Does this matter? Well, in a technical way, yes it really does. The chart above also includes the standard deviation of capital growth on all sold assets in the MSCI quarterly universe. As a reminder, purchases and sales are excluded from standing investments because they are not considered “like-for-like.” Yet the volatility in their performance (at least in this period) is comparable, if not lower, than that of assets seeing valuer’s change.
This is perhaps not that surprising. An asset undergoing a valuer change is not that dissimilar to a transacted asset, in the key aspect that it undergoes a change in whose opinion of its value matters—for one it is from old valuer to new, for the other it is from vendor to buyer. But this does beg the question: should assets undergoing valuer change be excluded, either automatically or according to user preference, from standing investments, and/or from data analysis products like MSCI’s Plus tool? Valuer change assets seem likely to dominate the extremes of asset distributions, potentially distorting analysis that is focussed on or sensitive to tail risk—such as might be relied on by real estate lenders for example.
If so, for how long should that exclusion apply? Transactions are excluded in the transacting period, but is it certain that all of the new valuer’s differential view will come through in the first quarter? Might the effect not be spread out over a longer period? And will this be concentrated? The RICS has allowed a transition period to April 2026 for valuer rotation to occur by—is it not likely that Q4 2025 and Q1 2026 will see a spike in rotations, potentially significantly distorting market data in those periods?

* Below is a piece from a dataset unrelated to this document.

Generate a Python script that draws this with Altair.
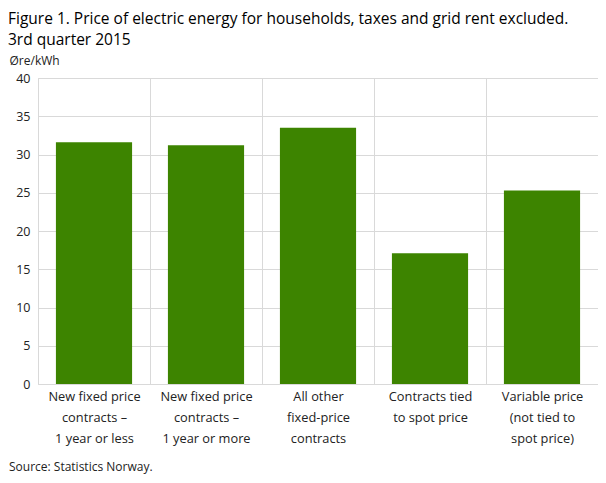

All of this assumes that our experience is not somehow a quirk, unique to us. Perhaps what is first required is a detailed market-level analysis of asset-level outcomes (appropriately anonymised) to determine whether and to what extent the pattern we have observed—which, in fairness, feels intuitively reasonable— is more broadly replicated. Such an information backdrop, regularly updated as more and more valuer rotations occur, can then inform the wider debate.
Valuer rotation has yet to be fully embedded, but it has already begun to produce the unintended consequence of introducing greater non-market-driven asset level volatility into valuation-based performance data, with implications for the usefulness of that data to market analysts. It is now up to the industry to work out how to mitigate this.